Matilda

“Matilda, Matilda, Matilda- she take me money and run Venezuela.” Growing up and listening to Harry Belafonte on the family hi fi  was my first encounter with the name “Matilda.” And then came Roald Dahl’s bizarre short story, which was later made into a movie starring Danny DeVito, wife Rhea Perlman and that adorable Mara Wilson in the title role. The year was 1996 and I was in the throes of my teaching career. Literature to Film was one of the courses I taught, and always on the lookout for new material, I decided to take myself to see “Matilda” one rainy July afternoon. Little did I realize that a rainy July afternoon meant “movie day” for all the local day camps. I found a seat, soon to be surrounded by groups of children, buying candy, eating it, throwing it and talking incessantly – until  the movie started. The theater went dark. The squeaky little voices quieted down and the screen lit up. Finally the feature presentation was set to begin. Warner Brothers presents…. “A Time To Kill.” The opening scene is a graphic rape scene, but the kids in the audience never allowed it to come to that. Thank God  they began plaintively calling out, “THAT’s not MATILDA!” until it became a chant. But the movie continued to play. This was unacceptable. I was just about to get up and run back to alert the management, but a camp counselor beat me to it and, “Cut!” “A Time to Kill” was aborted and after being forced to endure a few more trailers, “Matilda” began a few minutes later.

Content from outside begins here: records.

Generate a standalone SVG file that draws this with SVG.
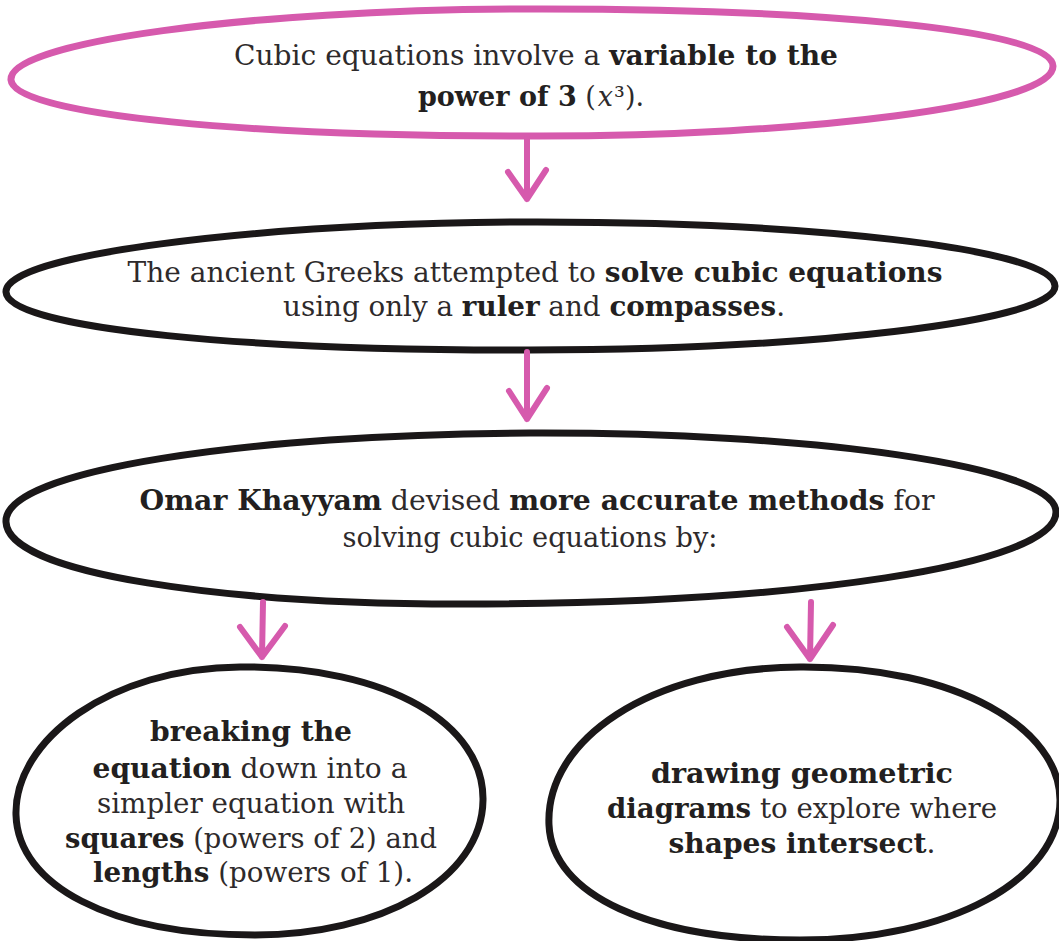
<svg xmlns="http://www.w3.org/2000/svg" width="1059" height="941" viewBox="0 0 1059 941">
<style>
.t{font-family:"DejaVu Serif","Liberation Serif",serif;font-size:27px;fill:#231f20;text-anchor:middle;}
.b{font-weight:bold;}
.r{font-weight:300;fill:#2e2a2b;}
.pk{fill:none;stroke:#d65aad;stroke-width:6;stroke-linecap:round;stroke-linejoin:round;}
.bk{fill:#fff;stroke:#1a1718;stroke-width:7;stroke-linejoin:round;}
.pko{fill:#fff;stroke:#d65aad;stroke-width:7;stroke-linejoin:round;}
</style>
<rect width="1059" height="941" fill="#fff"/>
<g id="n1">
<path class="pko" d="M11,80 C8,42 250,10 520,9 C800,8 1052,28 1053,66 C1054,106 800,136 540,136 C260,137 14,116 11,80 Z"/>
<text class="t" x="536" y="65" textLength="604" lengthAdjust="spacingAndGlyphs"><tspan class="r">Cubic equations involve a </tspan><tspan class="b">variable to the</tspan></text>
<text class="t" x="531" y="106"><tspan class="b">power of 3</tspan><tspan class="r"> (</tspan><tspan class="r" font-style="italic" dx="2">x</tspan><tspan class="r" dx="1">³).</tspan></text>
</g>
<g id="n2">
<path class="bk" d="M6,292 C4,255 250,224 520,222 C800,221 1054,248 1055,286 C1056,322 800,350 530,350 C260,351 8,330 6,292 Z"/>
<text class="t" x="535" y="282" textLength="815" lengthAdjust="spacingAndGlyphs"><tspan class="r">The ancient Greeks attempted to </tspan><tspan class="b">solve cubic equations</tspan></text>
<text class="t" x="534" y="316" textLength="502" lengthAdjust="spacingAndGlyphs"><tspan class="r">using only a </tspan><tspan class="b">ruler</tspan><tspan class="r"> and </tspan><tspan class="b">compasses</tspan><tspan class="r">.</tspan></text>
</g>
<g id="n3">
<path class="bk" d="M6,522 C3,470 250,434 530,433 C810,432 1056,466 1056,512 C1056,565 800,604 460,604 C230,604 8,575 6,522 Z"/>
<text class="t" x="537" y="510" textLength="795" lengthAdjust="spacingAndGlyphs"><tspan class="b">Omar Khayyam</tspan><tspan class="r"> devised </tspan><tspan class="b">more accurate methods</tspan><tspan class="r"> for</tspan></text>
<text class="t r" x="530" y="547" textLength="375" lengthAdjust="spacingAndGlyphs">solving cubic equations by:</text>
</g>
<g id="n4">
<path class="bk" d="M16,815 C14,740 110,668 240,667 C390,666 484,725 483,800 C482,880 380,935 255,935 C110,935 18,885 16,815 Z"/>
<text class="t b" x="251" y="741" textLength="202" lengthAdjust="spacingAndGlyphs">breaking the</text>
<text class="t" x="250" y="778" textLength="315" lengthAdjust="spacingAndGlyphs"><tspan class="b">equation</tspan><tspan class="r"> down into a</tspan></text>
<text class="t r" x="251" y="813" textLength="308" lengthAdjust="spacingAndGlyphs">simpler equation with</text>
<text class="t" x="251" y="848" textLength="372" lengthAdjust="spacingAndGlyphs"><tspan class="b">squares</tspan><tspan class="r"> (powers of 2) and</tspan></text>
<text class="t" x="253" y="882" textLength="320" lengthAdjust="spacingAndGlyphs"><tspan class="b">lengths</tspan><tspan class="r"> (powers of 1).</tspan></text>
</g>
<g id="n5">
<path class="bk" d="M549,825 C545,740 650,668 800,667 C960,666 1060,730 1060,800 C1060,880 950,940 800,940 C650,940 552,895 549,825 Z"/>
<text class="t b" x="802" y="783" textLength="302" lengthAdjust="spacingAndGlyphs">drawing geometric</text>
<text class="t" x="802" y="818" textLength="390" lengthAdjust="spacingAndGlyphs"><tspan class="b">diagrams</tspan><tspan class="r"> to explore where</tspan></text>
<text class="t" x="802" y="853" textLength="267" lengthAdjust="spacingAndGlyphs"><tspan class="b">shapes intersect</tspan><tspan class="r">.</tspan></text>
</g>
<g id="connectors">
<path class="pk" d="M527,139 L527,199 M508,172 L527,199 L546,170"/>
<path class="pk" d="M527,352 L527,419 M509,391 L527,419 L547,388"/>
<path class="pk" d="M263,602 L262,657 M240,627 L262,657 L285,626"/>
<path class="pk" d="M811,602 L810,659 M787,627 L810,659 L833,625"/>
</g>
</svg>
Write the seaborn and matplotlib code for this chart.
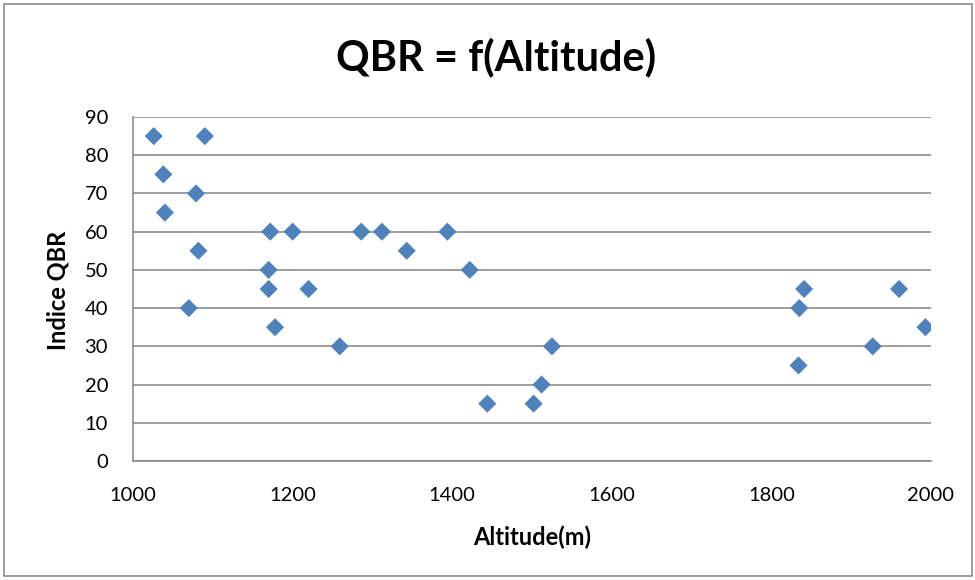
import matplotlib
matplotlib.use("Agg")
import matplotlib.pyplot as plt
import seaborn as sns
import pandas as pd
from matplotlib.patches import Rectangle

altitude = [1026, 1090, 1038, 1079, 1040, 1172, 1200, 1286, 1312, 1394,
            1082, 1343, 1170, 1422, 1170, 1220, 1070, 1178, 1259, 1525,
            1512, 1444, 1502, 1841, 1835, 1834, 1960, 1993, 1927]
qbr = [85, 85, 75, 70, 65, 60, 60, 60, 60, 60,
       55, 55, 50, 50, 45, 45, 40, 35, 30, 30,
       20, 15, 15, 45, 40, 25, 45, 35, 30]
x_ticks = [1000, 1200, 1400, 1600, 1800, 2000]
y_ticks = [0, 10, 20, 30, 40, 50, 60, 70, 80, 90]

df = pd.DataFrame({"Altitude": altitude, "QBR": qbr})

sns.set_theme(style="white")
plt.rcParams["font.family"] = ["Lato", "DejaVu Sans"]
plt.rcParams["text.color"] = "black"

fig = plt.figure(figsize=(9.75, 5.8), dpi=100)
ax = fig.add_axes([133/975, 1-461/580, (931-133)/975, (461-117)/580])

sns.scatterplot(data=df, x="Altitude", y="QBR", ax=ax, marker="D", s=85,
                color="#4F81BD", edgecolor="none", linewidth=0, zorder=3)

ax.set_xlim(1000, 2000)
ax.set_ylim(0, 90)
ax.set_xticks(x_ticks)
ax.set_yticks(y_ticks)
ax.tick_params(axis="x", labelsize=14.5, length=0, pad=19, colors="black")
ax.tick_params(axis="y", labelsize=14.5, length=0, pad=18, colors="black")
ax.yaxis.grid(True, color="#8C8C8C", linewidth=1.2)
ax.xaxis.grid(False)
for side in ["top", "right"]:
    ax.spines[side].set_visible(False)
for side in ["left", "bottom"]:
    ax.spines[side].set_color("#8C8C8C")
    ax.spines[side].set_linewidth(1.2)

ax.set_xlabel("Altitude(m)", fontsize=17, fontweight="bold", color="black")
ax.set_ylabel("Indice QBR", fontsize=17, fontweight="bold", color="black")
ax.xaxis.label.set_verticalalignment("center")
ax.yaxis.label.set_verticalalignment("center")
ax.xaxis.set_label_coords((532 - 133) / 798, (461 - 537) / 344)
ax.yaxis.set_label_coords((58 - 133) / 798, (461 - 290) / 344)

fig.text(496/975, 1-57/580, "QBR = f(Altitude)", ha="center", va="center",
         fontsize=30, fontweight="bold", color="black")

fig.patches.append(Rectangle((4/975, 4/580), 968/975, 572/580, transform=fig.transFigure,
                             fill=False, edgecolor="#8C8C8C", linewidth=1.2))

fig.savefig("out.png", dpi=100)
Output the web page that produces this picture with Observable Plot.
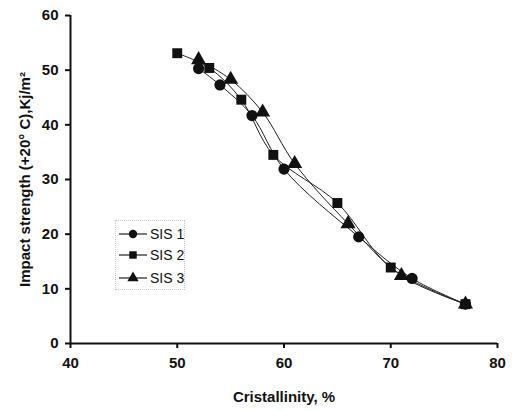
<!DOCTYPE html>
<html>
<head>
<meta charset="utf-8">
<script src="https://cdn.jsdelivr.net/npm/d3@7"></script>
<script src="https://cdn.jsdelivr.net/npm/@observablehq/plot@0.6"></script>
<style>
  html, body { margin: 0; padding: 0; background: #fff; }
  #wrap { position: relative; width: 512px; height: 411px; }
  #legend { position: absolute; left: 115px; top: 220px; width: 70px; height: 70px;
    border: 1px dotted #c8c8c8; box-sizing: border-box; }
</style>
</head>
<body>
<div id="wrap"><div id="legend"></div></div>
<script>
const xTicks = [40, 50, 60, 70, 80];
const yTicks = [0, 10, 20, 30, 40, 50, 60];
const xLabel = "Cristallinity, %";
const yLabel = "Impact strength (+20° C),Kj/m²";
const seriesNames = ["SIS 1", "SIS 2", "SIS 3"];
const seriesSymbols = ["circle", "square", "triangle"];

const sis1X = [52, 54, 57, 60, 67, 72, 77];
const sis1Y = [50.3, 47.3, 41.7, 31.9, 19.5, 11.9, 7.2];
const sis2X = [50, 53, 56, 59, 65, 70, 77];
const sis2Y = [53.1, 50.4, 44.6, 34.5, 25.7, 13.9, 7.2];
const sis3X = [52, 55, 58, 61, 66, 71, 77];
const sis3Y = [51.9, 48.3, 42.3, 32.9, 21.9, 12.4, 7.2];

const table = [];
[[sis1X, sis1Y], [sis2X, sis2Y], [sis3X, sis3Y]].forEach(([xs, ys], i) => {
  xs.forEach((x, j) => table.push({series: seriesNames[i], x, y: ys[j]}));
});

const font = "'Liberation Sans', Arial, sans-serif";

const chart = Plot.plot({
  width: 512,
  height: 411,
  marginLeft: 70,
  marginRight: 15,
  marginTop: 15,
  marginBottom: 68,
  style: {fontFamily: font, fontSize: "15px", fontWeight: "bold", background: "#fff", color: "#111"},
  x: {domain: [40, 80]},
  y: {domain: [0, 60]},
  symbol: {domain: seriesNames, range: seriesSymbols},
  marks: [
    Plot.axisX({ticks: xTicks, tickSize: 5, strokeWidth: 2, tickPadding: 9, fontSize: 15, label: null}),
    Plot.axisY({ticks: yTicks, tickSize: 5, strokeWidth: 2, tickPadding: 7, fontSize: 15, label: null}),
    Plot.text([xLabel], {frameAnchor: "bottom", dy: 58, fontSize: 15, fontWeight: "bold", fill: "#111"}),
    Plot.text([yLabel], {frameAnchor: "left", textAnchor: "middle", rotate: -90, dx: -45, fontSize: 15, fontWeight: "bold", fill: "#111"}),
    Plot.ruleX([40], {stroke: "#111", strokeWidth: 2}),
    Plot.ruleY([0], {stroke: "#111", strokeWidth: 2}),
    Plot.line(table, {x: "x", y: "y", z: "series", stroke: "#222", strokeWidth: 1, curve: "catmull-rom"}),
    Plot.dot(table, {x: "x", y: "y", symbol: "series", fill: "#111", stroke: "none", r: 5.6})
  ]
});
document.getElementById("wrap").prepend(chart);

// legend
const lg = d3.select("#legend").append("svg").attr("width", 70).attr("height", 70)
  .style("position", "absolute").style("left", "-1px").style("top", "-1px");
const rowsY = [14, 35, 58];
const symMap = {circle: d3.symbolCircle, square: d3.symbolSquare, triangle: d3.symbolTriangle};
seriesNames.forEach((name, i) => {
  const g = lg.append("g").attr("transform", `translate(0,${rowsY[i]})`);
  g.append("line").attr("x1", 4).attr("x2", 32).attr("y1", 0).attr("y2", 0).attr("stroke", "#222").attr("stroke-width", 1.2);
  g.append("path").attr("transform", "translate(18,0)")
    .attr("d", d3.symbol(symMap[seriesSymbols[i]], Math.PI * 4.2 * 4.2)()).attr("fill", "#111");
  g.append("text").attr("x", 35).attr("y", 0).attr("dy", "0.35em")
    .attr("font-family", font).attr("font-size", 14).attr("fill", "#111").text(name);
});
</script>
</body>
</html>
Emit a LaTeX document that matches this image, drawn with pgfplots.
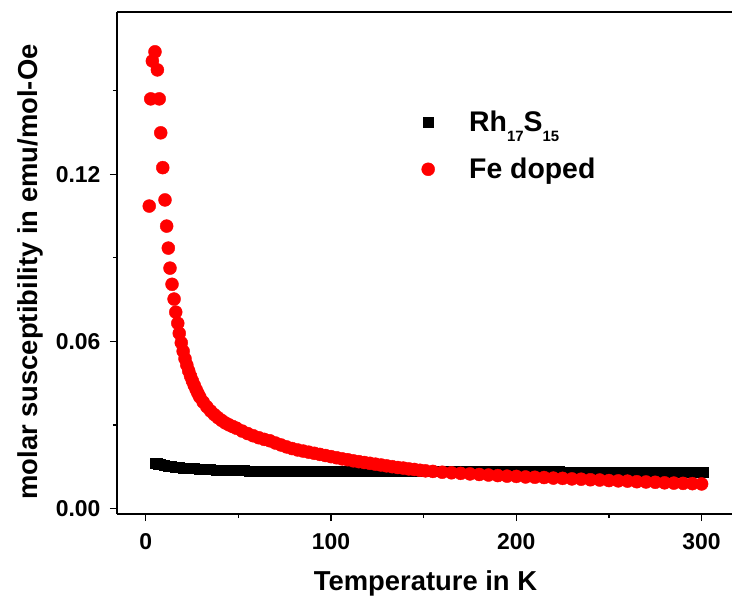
\documentclass[border=0pt]{standalone}
\usepackage{fontspec}
\setmainfont{Liberation Sans}
\usepackage{pgfplots}
\pgfplotsset{compat=1.18}
\pgfplotsset{mylegimg/.style={legend image code/.code={\path[draw=none,fill=none] (0bp,0bp) rectangle (47bp,0.1bp);\draw[mark repeat=2,mark phase=2,##1] plot coordinates {(0bp,0bp) (8bp,0bp) (16bp,0bp)};}}}
\pgfplotstableread{
T chi
5 0.0163
6 0.0162
7 0.0160
8 0.0158
10 0.0155
12 0.0152
14 0.0150
16 0.0148
18 0.0147
20 0.0146
23 0.0144
26 0.0143
29 0.0142
32 0.0141
35 0.0140
38 0.0139
41 0.0138
44 0.0137
47 0.0137
50 0.0136
53 0.0136
56 0.0135
59 0.0135
63 0.0135
67 0.0134
71 0.0134
75 0.0134
79 0.0134
83 0.0134
87 0.0134
91 0.0134
95 0.0134
99 0.0134
103 0.0134
107 0.0134
111 0.0133
115 0.0133
119 0.0133
123 0.0133
127 0.0133
131 0.0133
135 0.0133
139 0.0133
143 0.0133
147 0.0133
151 0.0133
155 0.0133
159 0.0133
163 0.0133
167 0.0133
171 0.0133
175 0.0132
179 0.0132
183 0.0132
187 0.0132
191 0.0132
195 0.0132
199 0.0132
203 0.0132
207 0.0132
211 0.0132
215 0.0132
219 0.0132
223 0.0132
227 0.0131
231 0.0131
235 0.0131
239 0.0131
243 0.0131
247 0.0131
251 0.0131
255 0.0131
259 0.0131
263 0.0131
267 0.0130
271 0.0130
275 0.0130
279 0.0130
283 0.0130
287 0.0130
291 0.0130
295 0.0130
299 0.0130
301 0.0129
}\rhdata
\pgfplotstableread{
T chi
1.9 0.1086
2.7 0.1471
3.6 0.1607
5.0 0.1640
6.3 0.1575
7.3 0.1471
8.1 0.1349
9.2 0.1224
10.4 0.1108
11.3 0.1014
12.2 0.0935
13.1 0.0863
14.2 0.0805
15.3 0.0752
16.2 0.0705
17.3 0.0665
18.1 0.0629
19.2 0.0595
20.2 0.0565
21.2 0.0538
22.2 0.0515
23.2 0.0494
24.2 0.0475
25.2 0.0458
26.2 0.0442
27.2 0.0427
28.2 0.0413
29.2 0.0400
31 0.0382
33 0.0365
35 0.0350
37 0.0337
39 0.0326
41 0.0316
43 0.0307
45 0.0300
47 0.0294
49 0.0288
52 0.0278
55 0.0269
58 0.0261
61 0.0254
64 0.0248
67 0.0243
70 0.0235
73 0.0228
76 0.0221
79 0.0215
82 0.0210
85 0.0206
88 0.0202
91 0.0198
94 0.0194
97 0.0190
100 0.0186
103 0.0182
106 0.0178
109 0.0175
112 0.0171
115 0.0168
118 0.0165
121 0.0162
124 0.0159
127 0.0156
130 0.0153
133 0.0150
136 0.0147
139 0.0145
142 0.0142
145 0.0140
148 0.0137
151 0.0135
155 0.0133
160 0.0130
165 0.0128
170 0.0126
175 0.0124
180 0.0122
185 0.0120
190 0.0118
195 0.0116
200 0.0115
205 0.0113
210 0.0112
215 0.0111
220 0.0109
225 0.0108
230 0.0106
235 0.0105
240 0.0103
245 0.0102
250 0.0100
255 0.0099
260 0.0098
265 0.0096
270 0.0095
275 0.0094
280 0.0092
285 0.0091
290 0.0090
295 0.0089
300 0.0088
}\fedata
\begin{document}
\begin{tikzpicture}
\begin{axis}[
  scale only axis, width=620bp, height=502bp,
  xmin=-15.5, xmax=319.1, ymin=-0.002, ymax=0.1783,
  separate axis lines,
  axis x line=box, axis y line=left,
  x axis line style={-}, y axis line style={-},
  xtick pos=left, ytick pos=left,
  tick align=outside,
  major tick length=7bp, minor tick length=4bp,
  xtick={0,100,200,300}, minor xtick={50,150,250},
  ytick={0,0.06,0.12}, minor ytick={0.03,0.09,0.15},
  scaled y ticks=false,
  yticklabel style={/pgf/number format/fixed, /pgf/number format/fixed zerofill, /pgf/number format/precision=2, xshift=-6bp},
  /pgf/number format/assume math mode=true,
  tick label style={font=\fontsize{23}{23}\selectfont\bfseries},
  xticklabel style={yshift=-9bp},
  every tick/.style={black, line width=1.2bp},
  axis line style={line width=1.2bp},
  xlabel={Temperature in K},
  ylabel={molar susceptibility in emu/mol-Oe},
  xlabel style={font=\fontsize{27.5}{27.5}\selectfont\bfseries, at={(axis description cs:0,0)}, anchor=center, xshift=308.5bp, yshift=-69bp},
  ylabel style={font=\fontsize{27.5}{27.5}\selectfont\bfseries, at={([xshift=-87bp]axis description cs:0,0.482)}, anchor=center},
  legend style={draw=none, fill=none, at={(axis description cs:0,1)}, anchor=north west, xshift=300bp, yshift=-95bp,
    font=\fontsize{28.5}{28.5}\selectfont\bfseries, row sep=21bp},
  legend cell align=left,
]
\addplot[only marks, mark=square*, mark size=5bp, black, mylegimg] table[x=T,y=chi] {\rhdata};
\addlegendentry{Rh\raisebox{-10bp}{\fontsize{15}{15}\selectfont 17}S\raisebox{-10bp}{\fontsize{15}{15}\selectfont 15}}
\addplot[only marks, mark=*, mark size=6.5bp, red, mark options={draw=red, fill=red}, mylegimg] table[x=T,y=chi] {\fedata};
\addlegendentry{Fe doped}
\end{axis}
\pgfresetboundingbox
\path (current axis.south west) ++(-117bp,-87bp) rectangle ++(732bp,601bp);
\end{tikzpicture}
\end{document}
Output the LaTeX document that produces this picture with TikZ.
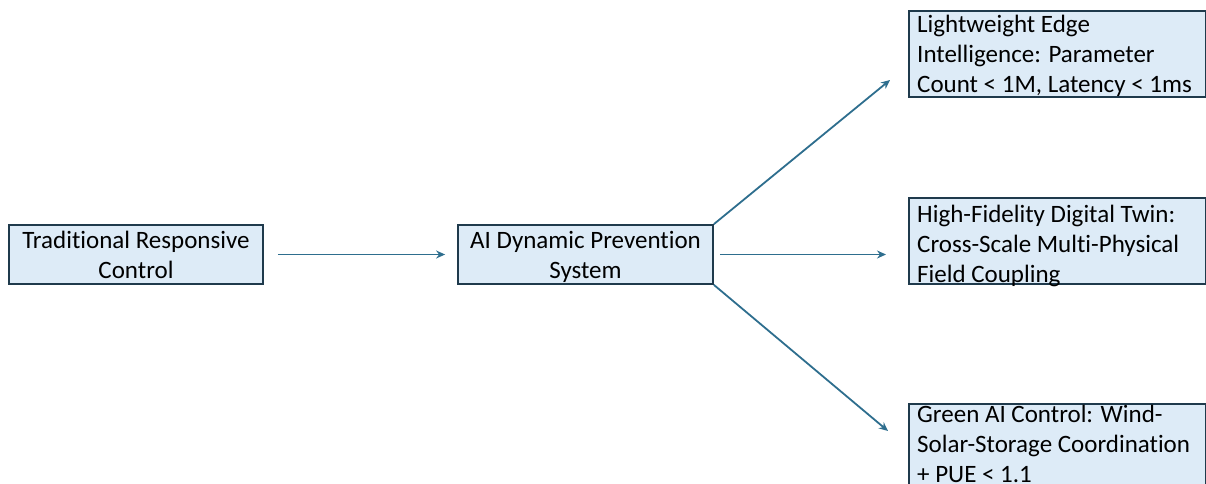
\documentclass[tikz,border=0pt]{standalone}
\usepackage{fontspec}
\setmainfont{Carlito}[Ligatures=NoCommon]
\usepackage{tikz}
\usetikzlibrary{positioning,arrows.meta}
\definecolor{boxfill}{HTML}{DDEBF7}
\definecolor{boxline}{HTML}{1F3A4C}
\definecolor{arrowcol}{HTML}{2E6E8E}

\begin{document}
\begin{tikzpicture}[x=1pt,y=-1pt,
  box/.style={draw=boxline,fill=boxfill,line width=1.8pt,inner sep=0pt},
  lbl/.style={inner sep=0pt,align=left,font=\fontsize{25}{30}\selectfont},
  flow/.style={draw=arrowcol,line width=1.8pt,-{Stealth[length=9pt,width=8pt]}}]
\useasboundingbox (0,0) rectangle (1206,484);
\clip (0,0) rectangle (1206,484);
% left and middle
\node[box,minimum width=254pt,minimum height=59pt,align=center,
  font=\fontsize{25}{30}\selectfont] (trad) at (136,254.5) {Traditional Responsive\\Control};
\node[box,minimum width=255pt,minimum height=59pt,align=center,text depth=0pt,
  font=\fontsize{25}{30}\selectfont] (ai) at (585.5,254.5) {AI Dynamic Prevention\\System};
% right column
\node[box,minimum width=297pt,minimum height=86pt,anchor=north west] (edge) at (908,10) {};
\node[lbl,anchor=north west] (edgetxt) at (917,15) {Lightweight Edge\\Intelligence: Parameter\\Count < 1M, Latency < 1ms};
\node[box,minimum width=297pt,minimum height=86pt,anchor=north west] (twin) at (908,197) {};
\node[lbl,anchor=north west] (twintxt) at (917,204.5) {High-Fidelity Digital Twin:\\Cross-Scale Multi-Physical\\Field Coupling};
\node[box,minimum width=297pt,minimum height=100pt,anchor=north west] (green) at (908,403) {};
\node[lbl,anchor=north west] (greentxt) at (917,404.5) {Green AI Control: Wind-\\Solar-Storage Coordination\\+ PUE < 1.1};
% connectors
\coordinate (edgein) at (890,80);
\coordinate (greenin) at (888,431);
\draw[flow,shorten <=14pt,shorten >=12pt] (trad.east) -- (ai.west);
\draw[flow,shorten <=6pt,shorten >=22pt] (ai.east) -- (ai.east -| twin.west);
\draw[flow] (ai.north east) -- (edgein);
\draw[flow] (ai.south east) -- (greenin);
\end{tikzpicture}
\end{document}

Now “Matilda the Musical” has opened on Broadway to glowing reviews (at least by Ben Brantley in the NY Times) and I can’t wait to see it. Brantley is not known to be a generous theater critic, but here he writes “Rejoice, my theatergoing comrades…Rush now, barricade stormers  of culture, to the Shubert Theater, and join the insurrection against tyranny, television, illiteracy, unjust punishment and impoverished imaginations, led by a 5-year-old La Passionaria with a poker face and an off-the-charts I.Q.” He further touts this show to be “the most satisfying and subversive musical ever to come out of Britain…with addictive songs by Tim Minchin.” What attracts me is, “It’s about turning the alphabet into magic, and using it to rule the world.”